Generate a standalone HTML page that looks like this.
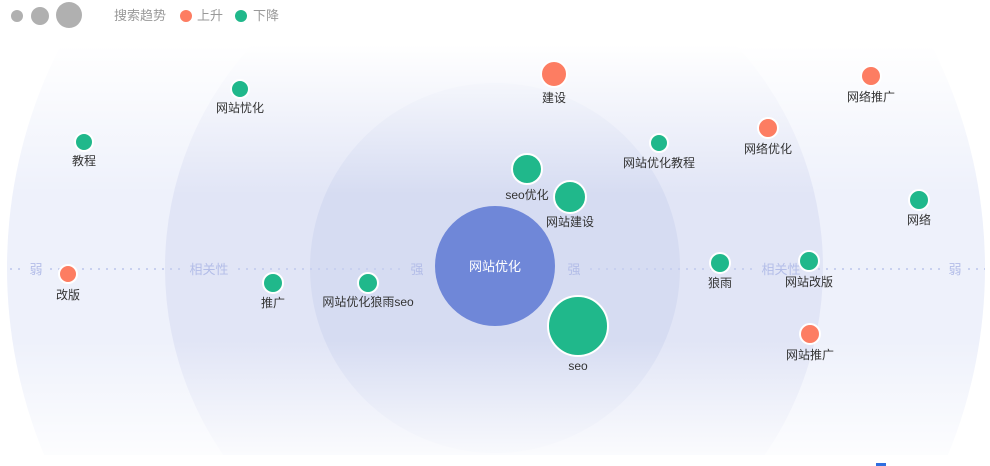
<!DOCTYPE html>
<html><head><meta charset="utf-8"><style>
html,body{margin:0;padding:0;background:#fff;width:990px;height:466px;overflow:hidden}
svg{display:block}
svg text{font-family:"Liberation Sans","Noto Sans CJK SC",sans-serif}
</style></head><body>
<svg width="990" height="466" viewBox="0 0 990 466" xmlns="http://www.w3.org/2000/svg">
<defs>
<clipPath id="c"><rect x="0" y="45" width="990" height="410"/></clipPath>
<linearGradient id="top" x1="0" y1="0" x2="0" y2="1">
<stop offset="0" stop-color="#fff" stop-opacity="1"/>
<stop offset="1" stop-color="#fff" stop-opacity="0"/>
</linearGradient>
<linearGradient id="bot" x1="0" y1="0" x2="0" y2="1">
<stop offset="0" stop-color="#fff" stop-opacity="0"/>
<stop offset="1" stop-color="#fff" stop-opacity="0.85"/>
</linearGradient>
</defs>
<g clip-path="url(#c)">
<circle cx="496" cy="268" r="489" fill="#eef1fb"/>
<circle cx="494" cy="268" r="329" fill="#e1e5f6"/>
<circle cx="495" cy="268" r="185" fill="#d6dcf2"/>
<rect x="0" y="45" width="990" height="150" fill="url(#top)"/>
<rect x="0" y="340" width="990" height="115" fill="url(#bot)"/>
</g>
<g stroke="#c8d0ef" stroke-width="2" stroke-dasharray="2 6">
<line x1="10" y1="269" x2="24" y2="269"/>
<line x1="50" y1="269" x2="182" y2="269"/>
<line x1="238" y1="269" x2="404" y2="269"/>
<line x1="590" y1="269" x2="754" y2="269"/>
<line x1="810" y1="269" x2="940" y2="269"/>
<line x1="968" y1="269" x2="985" y2="269"/>
</g>
<g font-size="13" fill="#b3bde8" text-anchor="middle">
<text x="36" y="274">弱</text>
<text x="209" y="274">相关性</text>
<text x="417" y="274">强</text>
<text x="574" y="274">强</text>
<text x="781" y="274">相关性</text>
<text x="955" y="274">弱</text>
</g>
<circle cx="495" cy="266" r="60" fill="#6f87d8"/>
<text x="495" y="271" font-size="13" fill="#fff" text-anchor="middle">网站优化</text>
<g stroke="#fff" stroke-width="2">
<circle cx="240" cy="89" r="9" fill="#20b88b"/>
<circle cx="84" cy="142" r="9" fill="#20b88b"/>
<circle cx="554" cy="74" r="13" fill="#fd7d62"/>
<circle cx="871" cy="76" r="10" fill="#fd7d62"/>
<circle cx="659" cy="143" r="9" fill="#20b88b"/>
<circle cx="768" cy="128" r="10" fill="#fd7d62"/>
<circle cx="527" cy="169" r="15" fill="#20b88b"/>
<circle cx="570" cy="197" r="16" fill="#20b88b"/>
<circle cx="919" cy="200" r="10" fill="#20b88b"/>
<circle cx="68" cy="274" r="9" fill="#fd7d62"/>
<circle cx="273" cy="283" r="10" fill="#20b88b"/>
<circle cx="368" cy="283" r="10" fill="#20b88b"/>
<circle cx="720" cy="263" r="10" fill="#20b88b"/>
<circle cx="809" cy="261" r="10" fill="#20b88b"/>
<circle cx="810" cy="334" r="10" fill="#fd7d62"/>
<circle cx="578" cy="326" r="30" fill="#20b88b"/>
</g>
<g font-size="12" fill="#333" text-anchor="middle">
<text x="240" y="112">网站忧化</text>
<text x="84" y="165">教程</text>
<text x="554" y="102">建设</text>
<text x="871" y="101">网络推广</text>
<text x="659" y="167">网站优化教程</text>
<text x="768" y="153">网络优化</text>
<text x="527" y="199">seo优化</text>
<text x="570" y="226">网站建设</text>
<text x="919" y="224">网络</text>
<text x="68" y="299">改版</text>
<text x="273" y="307">推广</text>
<text x="368" y="306">网站优化狼雨seo</text>
<text x="720" y="287">狼雨</text>
<text x="809" y="286">网站改版</text>
<text x="810" y="359">网站推广</text>
<text x="578" y="370">seo</text>
</g>
<circle cx="17" cy="16" r="6" fill="#b0b0b0"/>
<circle cx="40" cy="16" r="9" fill="#b0b0b0"/>
<circle cx="69" cy="15" r="13" fill="#b0b0b0"/>
<text x="114" y="20" font-size="13" fill="#999">搜索趋势</text>
<circle cx="186" cy="16" r="6" fill="#fd7d62"/>
<text x="197" y="20" font-size="13" fill="#999">上升</text>
<circle cx="241" cy="16" r="6" fill="#20b88b"/>
<text x="253" y="20" font-size="13" fill="#999">下降</text>
<rect x="876" y="463" width="10" height="3" fill="#2f6fe0"/>
</svg>
</body></html>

★ ★ ★ ★ ★

## PROBLEM REQUIREMENTS
Transcribe all the data word for word; the images stay out.

## SOLUTION
Generate a standalone HTML page that looks like this.
<!DOCTYPE html>
<html><head><meta charset="utf-8"><style>
html,body{margin:0;padding:0;background:#fff;width:990px;height:466px;overflow:hidden}
svg{display:block}
svg text{font-family:"Liberation Sans","Noto Sans CJK SC",sans-serif}
</style></head><body>
<svg width="990" height="466" viewBox="0 0 990 466" xmlns="http://www.w3.org/2000/svg">
<defs>
<clipPath id="c"><rect x="0" y="45" width="990" height="410"/></clipPath>
<linearGradient id="top" x1="0" y1="0" x2="0" y2="1">
<stop offset="0" stop-color="#fff" stop-opacity="1"/>
<stop offset="1" stop-color="#fff" stop-opacity="0"/>
</linearGradient>
<linearGradient id="bot" x1="0" y1="0" x2="0" y2="1">
<stop offset="0" stop-color="#fff" stop-opacity="0"/>
<stop offset="1" stop-color="#fff" stop-opacity="0.85"/>
</linearGradient>
</defs>
<g clip-path="url(#c)">
<circle cx="496" cy="268" r="489" fill="#eef1fb"/>
<circle cx="494" cy="268" r="329" fill="#e1e5f6"/>
<circle cx="495" cy="268" r="185" fill="#d6dcf2"/>
<rect x="0" y="45" width="990" height="150" fill="url(#top)"/>
<rect x="0" y="340" width="990" height="115" fill="url(#bot)"/>
</g>
<g stroke="#c8d0ef" stroke-width="2" stroke-dasharray="2 6">
<line x1="10" y1="269" x2="24" y2="269"/>
<line x1="50" y1="269" x2="182" y2="269"/>
<line x1="238" y1="269" x2="404" y2="269"/>
<line x1="590" y1="269" x2="754" y2="269"/>
<line x1="810" y1="269" x2="940" y2="269"/>
<line x1="968" y1="269" x2="985" y2="269"/>
</g>
<g font-size="13" fill="#b3bde8" text-anchor="middle">
<text x="36" y="274">弱</text>
<text x="209" y="274">相关性</text>
<text x="417" y="274">强</text>
<text x="574" y="274">强</text>
<text x="781" y="274">相关性</text>
<text x="955" y="274">弱</text>
</g>
<circle cx="495" cy="266" r="60" fill="#6f87d8"/>
<text x="495" y="271" font-size="13" fill="#fff" text-anchor="middle">网站优化</text>
<g stroke="#fff" stroke-width="2">
<circle cx="240" cy="89" r="9" fill="#20b88b"/>
<circle cx="84" cy="142" r="9" fill="#20b88b"/>
<circle cx="554" cy="74" r="13" fill="#fd7d62"/>
<circle cx="871" cy="76" r="10" fill="#fd7d62"/>
<circle cx="659" cy="143" r="9" fill="#20b88b"/>
<circle cx="768" cy="128" r="10" fill="#fd7d62"/>
<circle cx="527" cy="169" r="15" fill="#20b88b"/>
<circle cx="570" cy="197" r="16" fill="#20b88b"/>
<circle cx="919" cy="200" r="10" fill="#20b88b"/>
<circle cx="68" cy="274" r="9" fill="#fd7d62"/>
<circle cx="273" cy="283" r="10" fill="#20b88b"/>
<circle cx="368" cy="283" r="10" fill="#20b88b"/>
<circle cx="720" cy="263" r="10" fill="#20b88b"/>
<circle cx="809" cy="261" r="10" fill="#20b88b"/>
<circle cx="810" cy="334" r="10" fill="#fd7d62"/>
<circle cx="578" cy="326" r="30" fill="#20b88b"/>
</g>
<g font-size="12" fill="#333" text-anchor="middle">
<text x="240" y="112">网站忧化</text>
<text x="84" y="165">教程</text>
<text x="554" y="102">建设</text>
<text x="871" y="101">网络推广</text>
<text x="659" y="167">网站优化教程</text>
<text x="768" y="153">网络优化</text>
<text x="527" y="199">seo优化</text>
<text x="570" y="226">网站建设</text>
<text x="919" y="224">网络</text>
<text x="68" y="299">改版</text>
<text x="273" y="307">推广</text>
<text x="368" y="306">网站优化狼雨seo</text>
<text x="720" y="287">狼雨</text>
<text x="809" y="286">网站改版</text>
<text x="810" y="359">网站推广</text>
<text x="578" y="370">seo</text>
</g>
<circle cx="17" cy="16" r="6" fill="#b0b0b0"/>
<circle cx="40" cy="16" r="9" fill="#b0b0b0"/>
<circle cx="69" cy="15" r="13" fill="#b0b0b0"/>
<text x="114" y="20" font-size="13" fill="#999">搜索趋势</text>
<circle cx="186" cy="16" r="6" fill="#fd7d62"/>
<text x="197" y="20" font-size="13" fill="#999">上升</text>
<circle cx="241" cy="16" r="6" fill="#20b88b"/>
<text x="253" y="20" font-size="13" fill="#999">下降</text>
<rect x="876" y="463" width="10" height="3" fill="#2f6fe0"/>
</svg>
</body></html>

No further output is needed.